I take it for granted that we're discussing a traditional "stack-based" virtual machine here.
You pop off the current function's local stack preserving the still-relevant parts in non-stack "registers" (where the "relevant parts" are, clearly, the argument for the forthcoming recursive tail call), then (once all of the function's local stack and arguments are cleaned up) you push the arguments for the recursive call.
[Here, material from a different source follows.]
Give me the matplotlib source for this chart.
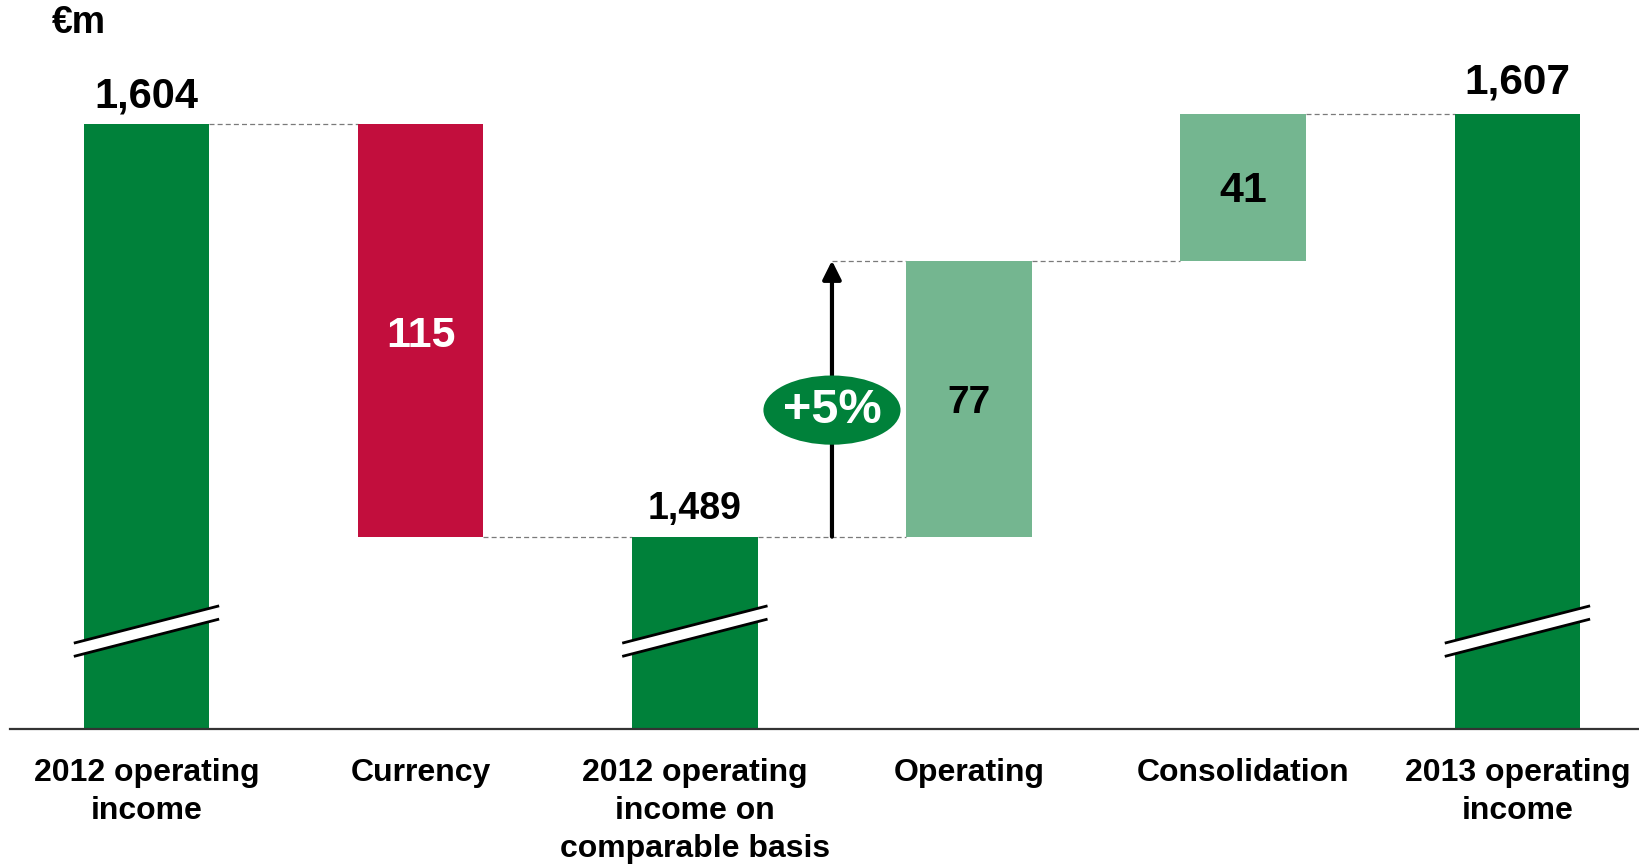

E.g., suppose the function you're optimizing is something like:
def aux(n, tot):
if n <= 1: return tot
return aux(n-1, tot * n)
which without optimization might produce byte-code symbolically like:
AUX: LOAD_VAR N
LOAD_CONST 1
COMPARE
JUMPIF_GT LAB
LOAD_VAR TOT
RETURN_VAL
LAB: LOAD_VAR N
LOAD_CONST 1
SUBTRACT
LOAD_VAR TOT
LOAD_VAR N
MULTIPLY
CALL_FUN2 AUX
RETURN_VAL
the CALL_FUN2 means "call a function with two arguments". With the optimization, it could become sometime like:
POP_KEEP 2
POP_DISCARD 2
PUSH_KEPT 2
JUMP AUX
Of course I'm making up my symbolic bytecodes as I go along, but I hope the intent is clear: POP_DISCARD n
is the normal pop that just discards the top n
entries from the stack, but POP_KEEP n
is a variant that keeps them "somewhere" (e.g. in an auxiliary stack not directly accessible to the application but only to the VM's own machinery -- storage with such a character is sometimes called "a register" when discussing VM implementation) and a matching PUSH_KEPT n
which empties the "registers" back into the VM's normal stack.